Сергей дал ему пропуск и сказал:
— Он ничего не крал, — и посмотрел на Тихонова: — Бать, ты знаешь эту женщину?
— Не, — помотал головой заметно отрезвевший Тихонов. — Не знаю… Не брал… Никогда не воровал…
— Вот видите, — сказал Сергей женщине. — Вы просто обознались.
— Да ничего я не обозналась! Он в этом клетчатом пиджаке и в этой кепке был, такой же небритый…
— Пройдемте с нами, — сказал милиционер, возвращая Сергею пропуск.
— Но это ошибка, выслушайте…
— Там разберемся. Расходитесь, граждане, здесь не цирковое представление!
В отделении Сергей сначала все объяснял милиционерам, потом писал в кабинете объяснительную, потом говорил:
— Ну, вы сами посудите, зачем ему было попрошайничать на опохмел, если бы он украл целых полторы тысячи?
— Для них пропить их за день — не проблема, — возразил один из милиционеров, молодой лейтенант.
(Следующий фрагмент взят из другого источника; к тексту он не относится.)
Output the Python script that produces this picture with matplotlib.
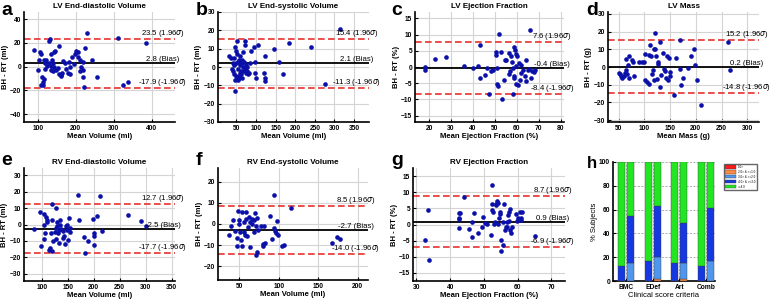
import matplotlib
matplotlib.use('Agg')
import matplotlib.pyplot as plt

plt.rcParams['font.family'] = ['Liberation Sans', 'DejaVu Sans']

W, H = 778, 303

# ---- a: LV end-diastolic volume
a_x = [90, 100, 104, 107, 110, 111, 110, 113, 115, 116, 118, 119, 122, 124, 129, 133, 131, 134, 135, 134,
       137, 140, 142, 142, 146, 149, 153, 156, 157, 160, 164, 166, 171, 175, 180, 181, 184, 186, 190, 195,
       199, 202, 206, 210, 212, 215, 219, 219, 218, 223, 224, 230, 242, 255, 310, 323, 338, 386, 117, 139,
       162, 205]
a_y = [14, -3, 6, 12, 11, -9, -15, -15, -13, 6, 3, -2, 6, 1, 22, 23, 3, 1, -3, 11,
       6, 3, 0, 12, 13, -3, -1, 17, -6, -8, -5, 5, 3, -2, -5, 4, 0, -6, 8, 2,
       11, 13, 12, 6, -4, 0, -3, 4, -9, -17, 16, 28, 6, -9, 24, -15, -13, 20, -10, -4,
       -7, 8]
a_lim = [23.5, 2.8, -17.9]

# ---- b: LV end-systolic volume
b_x = [314, 275, 240, 184, 145, 159, 170, 122, 124, 123, 120, 105, 95, 88, 98, 98, 100, 71, 73, 67,
       51, 46, 32, 36, 38, 40, 41, 43, 44, 45, 46, 47, 48, 50, 51, 52, 53, 54, 55, 56,
       57, 58, 59, 60, 62, 63, 64, 65, 66, 68, 70, 72, 74, 75, 76, 78, 80, 82, 85, 57,
       49, 61]
b_y = [21, -9, 11, 13, 10, 3, -4, 6, -6, -7.5, -3, 12, 11, 9, 3, -3, -6, 14, 12, 8,
       14, -13, 6, 5, -1, 2, -2, 1, 5, -4, 11, -7, 9, -5, -6, 7, 3, -7, -1, 4,
       -5, -3, 1, 6, -2, 2, 4, -6, 0, -2, 3, -1, 1, -3, -2, 0, -4, -3, 2, -6,
       2, -4]
b_lim = [15.4, 2.1, -11.3]

# ---- c: LV ejection fraction
c_x = [18.2, 18.2, 22.8, 27.7, 35.8, 40.2, 42.5, 43.0, 43.4, 45.7, 46.3, 47.2, 48.3, 49.0, 50.3, 50.3,
       50.9, 51.0, 51.3, 52.1, 52.9, 53.4, 54.0, 54.5, 55.2, 56.3, 56.4, 56.8, 57.5, 57.8, 58.3, 58.6,
       58.7, 58.7, 58.4, 59.0, 59.4, 59.5, 59.8, 60.1, 60.6, 60.9, 61.3, 61.8, 62.0, 62.9, 63.6, 64.1,
       64.4, 64.9, 65.5, 65.9, 66.4, 66.7, 67.9, 68.5]
c_y = [-0.1, -1.0, 2.5, 3.0, 0.3, -0.3, 0.3, -3.5, 6.8, -2.4, -0.4, -8.3, -1.2, -0.8, 4.5, 3.7,
       -0.3, -5.4, -6.0, 10.3, 4.5, -10.0, -3.9, 2.2, 2.2, -2.1, 4.3, -1.3, 3.5, 1.5, -0.3, 6.3,
       -2.7, -3.5, -8.3, 5.3, 4.0, -5.2, 0.4, 3.5, -5.7, 1.2, -3.9, -2.0, 0.5, -0.8, -2.7, 2.2,
       -4.4, -1.0, -0.5, 11.4, -3.5, -1.3, -1.6, -1.0]
c_lim = [7.6, -0.4, -8.4]

# ---- d: LV mass
d_x = [50, 52, 54, 56.5, 59.7, 61.7, 63.6, 65, 66.2, 68.2, 69.5, 70.8, 76, 78, 80.5, 89, 95.5, 99.4,
       100.6, 102, 105, 108, 109, 111, 113, 115, 117, 118, 119.5, 120, 121, 122, 124, 126, 127, 130,
       130, 132, 137, 138.6, 140, 142, 143, 145, 147, 149, 150, 158, 161, 169, 170, 172, 176, 185,
       191, 196, 198, 203, 211, 263, 267]
d_y = [-3.4, -4.2, -5.3, -6, -5.1, -3.2, -1.9, 4.7, -3.8, 1, 6, -6.3, 3.8, 2.8, -5.3, 2.8, 2.8, 2.8,
       7.2, -7.2, -8.2, -9.5, 7, 12.5, 6, -3.8, -1.9, -7.6, 10, 19, 10, 6, -6.8, 2.8, 1.9, 14,
       -11.4, -4.7, 8, -1.3, -2.3, -6, 6, -7.6, 5.3, -5.3, -2.8, -15.6, 5.3, -1, 15.2, -10, -6.3, -0.6,
       6, 10, 1, -7.2, -21.4, 14, -1.9]
d_lim = [15.2, 0.2, -14.8]

# ---- e: RV end-diastolic volume
e_x = [86, 96, 99, 104, 105, 106, 104, 109, 110, 111, 114, 115, 117, 119, 119, 120, 122, 125, 127,
       128, 128, 130, 130, 131, 133, 134, 135, 136, 138, 140, 141, 143, 145, 146, 148, 149, 151, 152,
       154, 155, 170, 172, 181, 183, 189, 198, 200, 201, 201, 207, 212, 215, 265, 291, 300]
e_y = [-3, 7.6, -13, 6.6, 0, -5.3, -8.8, 4.5, 1.4, 2.5, -15.6, -14.3, -5.3, -16.4, 12.7, 2.9, -9.8,
       -4.7, -2, 9.8, -8.8, -1.2, 1.4, -5.3, -3.3, -11.5, 0, 2.5, -2.7, -8.2, -3.7, -6.8, -11.9, -1.2,
       -3.3, 0, -9.4, 3.9, -4.7, -2, 17.8, 2.9, -7.4, -17.6, -10.2, 3.1, -6.8, -5.3, -12.5, 4.9, 17.2,
       -3.7, 5.9, 2, -1.2]
e_lim = [12.7, -2.5, -17.7]

# ---- f: RV end-systolic volume
f_x = [37, 39, 42, 44, 47, 47, 48, 49, 50, 51, 52, 53, 54, 56, 56, 57, 58, 59, 60, 61, 62, 63, 64,
       66, 66, 68, 69, 70, 71, 71, 72, 73, 74, 78, 80, 80, 81, 82, 89, 91, 94, 94, 95, 96, 98, 99,
       104, 106, 116, 168, 174, 178]
f_y = [-5.2, -0.9, 1.9, -3.3, -6.7, -10.3, 6.3, 1.9, 0, -3.6, -7.8, -10.3, 5.8, -3.6, 1.1, -5.2, 5.9,
       2.2, -5.6, -1.6, 3.4, -11, 1.1, 0, 2.2, -3.6, 1.9, 5, -14.5, -0.8, 2.7, -13.4, -2.8, -0.9, -10.3,
       -9.4, -0.9, -8.8, 3.8, -7.2, 13.6, -2, -3.1, -4.1, 1.6, -5.2, -10.6, -10, 7.8, -8.8, -6.3, -7.2]
f_lim = [8.5, -2.7, -14.0]

# ---- g: RV ejection fraction
g_x = [32.5, 33.4, 33.8, 42.5, 42.6, 42.7, 42.6, 42.9, 44.1, 45.6, 46.4, 46.6, 47.1, 48.3, 49.5, 49.8,
       50.3, 50.8, 52.1, 52.3, 52.5, 52.5, 52.7, 53.0, 53.2, 53.5, 53.7, 53.9, 54.2, 54.2, 54.4, 54.7,
       54.8, 55.0, 55.2, 55.5, 55.7, 56.0, 56.2, 56.4, 56.7, 56.9, 57.2, 57.4, 57.5, 57.6, 57.8, 58.1,
       58.4, 59.6, 59.9, 60.1, 60.6, 60.9, 61.1, 61.4, 65.0]
g_y = [-4.9, 4.4, -10.9, 3.6, 2.1, 1.7, -1.0, 3.6, 8.6, -1.3, -4.0, 0.9, 3.6, -2.6, -0.9, 2.4,
       0.5, 0.1, -3.1, 4.4, 6.2, 12.2, 3.9, 0.1, 0.8, 6.0, 6.5, 7.3, 6.7, 0.3, 1.9, 3.9,
       3.1, -8.2, -4.7, 0.8, -6.2, 6.3, -1.8, -0.9, 0.8, -0.7, 2.9, 3.9, 1.1, -1.8, 4.7, -2.6,
       -0.9, 3.2, 1.0, 1.9, 3.9, 2.1, 1.3, 3.9, -3.6]
g_lim = [8.7, 0.9, -6.9]

# ---- h: clinical score criteria (% subjects per score band)
h_categories = ['BMC', 'EDef', 'Art', 'Comb']
h_bands = ['1.0>', '2.0> & >=1.0', '3.0> & >=2.0', '4.0> & >=3.0', '>=4.0']
h_first = [[0, 0, 0, 0], [0, 0, 0, 0], [0, 0, 0, 0], [13, 16.5, 15, 13], [87, 83.5, 85, 87]]
h_second = [[0, 0, 0, 0], [0, 1.5, 1.5, 0], [15, 18.5, 13.5, 16.5], [40, 43, 33.5, 45], [45, 37, 52, 38.5]]
h_colors = ['#ff1a1a', '#ff8a45', '#4f97ee', '#1538e0', '#22e622']


def px_axes(fig, x0, y0, x1, y1):
    return fig.add_axes([x0 / W, 1 - y1 / H, (x1 - x0) / W, (y1 - y0) / H])


def style_axes(ax, grid_ls='-'):
    for s in ['top', 'right']:
        ax.spines[s].set_visible(False)
    for s in ['left', 'bottom']:
        ax.spines[s].set_linewidth(1.2)
    ax.tick_params(direction='in', length=2, width=0.8, labelsize=4.8, pad=2)
    for lab in ax.get_xticklabels() + ax.get_yticklabels():
        lab.set_fontweight('bold')
    ax.grid(True, color='#d4d4d4', lw=0.8, ls=grid_ls)
    ax.set_axisbelow(True)


def bland_altman(ax, x, y, lims, title, xlabel, ylabel, xlim, ylim, xticks, yticks):
    upper, bias, lower = lims
    ax.scatter(x, y, s=11, color='#0b10a8', linewidths=0, zorder=3)
    ax.axhline(upper, color='#e8312d', ls=(0, (4, 2)), lw=1.2, zorder=2)
    ax.axhline(lower, color='#e8312d', ls=(0, (4, 2)), lw=1.2, zorder=2)
    ax.axhline(bias, color='black', lw=1.3, zorder=2)
    tr = ax.get_yaxis_transform()
    ax.text(0.92, upper, '%.1f (1.96$\\sigma$)' % upper, transform=tr, ha='center', va='bottom',
            fontsize=5.6, clip_on=False)
    ax.text(0.92, bias, '%.1f (Bias)' % bias, transform=tr, ha='center', va='bottom',
            fontsize=5.6, clip_on=False)
    ax.text(0.92, lower, '%.1f (-1.96$\\sigma$)' % lower, transform=tr, ha='center', va='bottom',
            fontsize=5.6, clip_on=False)
    ax.set_xlim(xlim)
    ax.set_ylim(ylim)
    ax.set_xticks(xticks)
    ax.set_yticks(yticks)
    ax.set_title(title, fontsize=5.8, fontweight='bold', pad=3)
    ax.set_xlabel(xlabel, fontsize=5.5, fontweight='bold', labelpad=1)
    ax.set_ylabel(ylabel, fontsize=5.5, fontweight='bold', labelpad=1)
    style_axes(ax)


fig = plt.figure(figsize=(W / 100, H / 100), dpi=100)

ax = px_axes(fig, 24, 12, 175, 122)
bland_altman(ax, a_x, a_y, a_lim, 'LV End-diastolic Volume', 'Mean Volume (ml)', 'BH - RT (ml)',
             (64, 461), (-46.5, 46), [100, 200, 300, 400], [-40, -20, 0, 20, 40])
ax = px_axes(fig, 218, 12, 369, 122)
bland_altman(ax, b_x, b_y, b_lim, 'LV End-systolic Volume', 'Mean Volume (ml)', 'BH - RT (ml)',
             (3, 388), (-30, 30), range(50, 351, 50), range(-30, 31, 10))
ax = px_axes(fig, 415, 12, 564, 122)
bland_altman(ax, c_x, c_y, c_lim, 'LV Ejection Fraction', 'Mean Ejection Fraction (%)', 'BH - RT (%)',
             (13.6, 81.5), (-17, 17), range(20, 81, 10), range(-15, 16, 5))
ax = px_axes(fig, 608, 12, 759, 122)
bland_altman(ax, d_x, d_y, d_lim, 'LV Mass', 'Mean Mass (g)', 'BH - RT (g)',
             (29, 323), (-31, 31), range(50, 301, 50), range(-30, 31, 10))
ax = px_axes(fig, 24, 168, 175, 281)
bland_altman(ax, e_x, e_y, e_lim, 'RV End-diastolic Volume', 'Mean Volume (ml)', 'BH - RT (ml)',
             (66, 356), (-34.5, 34.5), range(100, 351, 50), range(-30, 31, 10))
ax = px_axes(fig, 218, 168, 368, 280)
bland_altman(ax, f_x, f_y, f_lim, 'RV End-systolic Volume', 'Mean Volume (ml)', 'BH - RT (ml)',
             (23, 213), (-26.5, 26.5), range(50, 201, 50), range(-20, 21, 10))
ax = px_axes(fig, 413, 168, 565, 281)
bland_altman(ax, g_x, g_y, g_lim, 'RV Ejection Fraction', 'Mean Ejection Fraction (%)', 'BH - RT (%)',
             (29, 74), (-17.5, 17.5), range(30, 71, 10), range(-15, 16, 5))

# stacked bars
ax = px_axes(fig, 613, 162, 715, 281)
pos = range(1, len(h_categories) + 1)
for offset, stacks in [(-0.17, h_first), (0.17, h_second)]:
    bottom = [0] * len(h_categories)
    for i, vals in enumerate(stacks):
        ax.bar([p + offset for p in pos], vals, 0.27, bottom=bottom, color=h_colors[i],
               edgecolor='#404040', linewidth=0.3, label=h_bands[i] if offset < 0 else None, zorder=3)
        bottom = [b + v for b, v in zip(bottom, vals)]
ax.set_xlim(0.5, 4.35)
ax.set_ylim(0, 100)
ax.set_xticks(list(pos))
ax.set_xticklabels(h_categories)
ax.set_yticks(range(0, 101, 20))
ax.set_ylabel('% Subjects', fontsize=5.5, labelpad=1)
ax.set_xlabel('Clinical score criteria', fontsize=5.5, labelpad=1)
style_axes(ax, grid_ls=(0, (3, 2)))
ax.grid(True, color='#909090', lw=0.5, ls=(0, (3, 2)))
fig.legend(loc='upper left', bbox_to_anchor=(722 / W, 1 - 162 / H), fontsize=2.2,
           handlelength=3.5, handleheight=1.2, borderpad=0.5, labelspacing=0.3,
           frameon=True, edgecolor='#404040', fancybox=False)

for letter, x, y, size in [('a', 1, 15, 14), ('b', 196, 15, 14), ('c', 391, 15, 14), ('d', 586, 15, 14),
                           ('e', 1, 165, 14), ('f', 196, 165, 14), ('g', 391, 165, 14), ('h', 587, 168, 12)]:
    fig.text(x / W, 1 - y / H, letter, fontsize=size, fontweight='bold', va='baseline')

fig.savefig('out.png', dpi=100)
— Но ведь эта женщина помнит его только по одежде. А это не его одежда! Я вам уже сказал: ему отдал ее один из ихних, вчера. Есть свидетели…
— А как зовут этого ихнего?
— Страус!
— Знаем такого, — кивнул милиционер возрастом посолидней, старшина.
— Вы не беспокойтесь, — сказал Сергею другой милиционер, майор. — Мы во всем разберемся, и если ваш отец не виноват, мы его отпустим. Подождите в коридоре. Только предупреждаю: ждать, возможно, придется долго.
— Ничего, я не спешу.
Сергей вышел в коридор и сел на стул. Где-то внизу, в клетке, среди уголовников, сидел его отец. “Никуда не денутся, — думал Сергей. — Отпустят”. Теперь у него и подавно не было никаких сомнений в том, что отца надо забирать к себе. А то еще подставят, вот так же вот, и угодит в тюрьму.
Скорей бы отпустили. Больше всего ему хотелось сейчас снова увидеть его и поехать с ним домой. Просто очень хотелось этого. Жена, правда, может заскулить. Он как-то об этом не подумал. Почему-то только сейчас вспомнил о жене. И тут же сказал себе спокойно и твердо: “Ни черта, пусть только попробует. Пусть только вякнет. Я тогда с ним уйду. Так и скажу ей: не хочешь, чтобы он жил с нами, я пойду с ним бомжевать. Все!”